= Napier Downs =

Pastoral lease in Western Australia

Napier Downs Station, commonly referred to as Napier Downs, is a pastoral lease that operates as a cattle station in the Kimberley region in Western Australia.

Napier Downs is situated about 130 km east of Derby and 150 km north west of Fitzroy Crossing and is accessed via the Gibb River Road. The property is mostly composed of black soil plains with the rocky ridges of the Napier Range running through the property. The plains are savannah country with many gorges found between the ridges at the southern end of the range.

The 4047 km2 station stocked with 20,000 head of Red Brahman cattle was acquired by Kerry Stokes from Peter Leutenegger in 2015 for an estimated AUD23 million to AUD40 million.
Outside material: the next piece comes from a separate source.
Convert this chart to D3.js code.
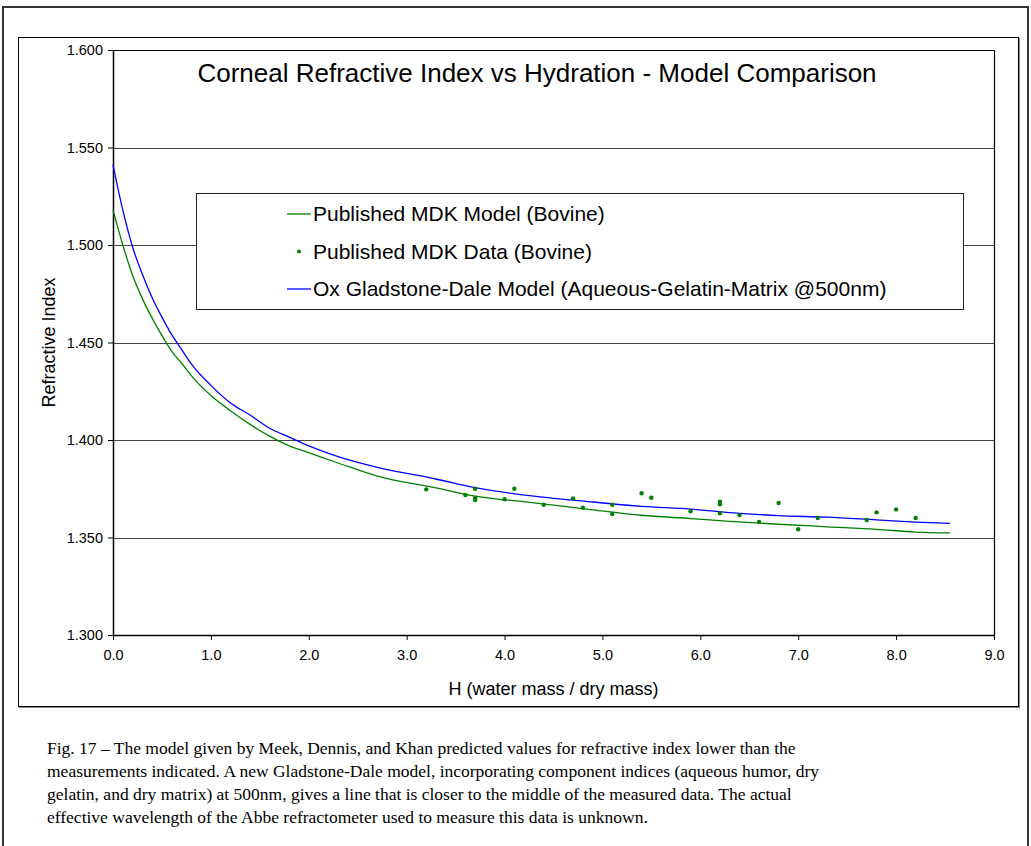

Leutenegger, a former helicopter pilot, had worked in the region since 1980, and had acquired the property in 1992 after the Brucellosis and Tuberculosis Eradication program in the Kimberleys in the 1980s had led to many stations having to destock.

The property was established in the early 1880s by M. C. Davies and the Kimberley Pastoral Company, who also owned neighbouring Kimberley Downs Station. In 1910 Napier Downs occupied an area of 900000 acre, was stocked with 9,000 cattle, and was still owned by M. C. Davies.

The area was struck by drought in 1953, the station only receiving 1 in of rain when it normally received 25 in. The grass was burnt beyond recovery resulting in losses of stock.

In 1988 the homestead was the base camp for an expedition was carried out in the Napier Range by the Royal Geographical Society and the Linnaean Society involving 30 scientists.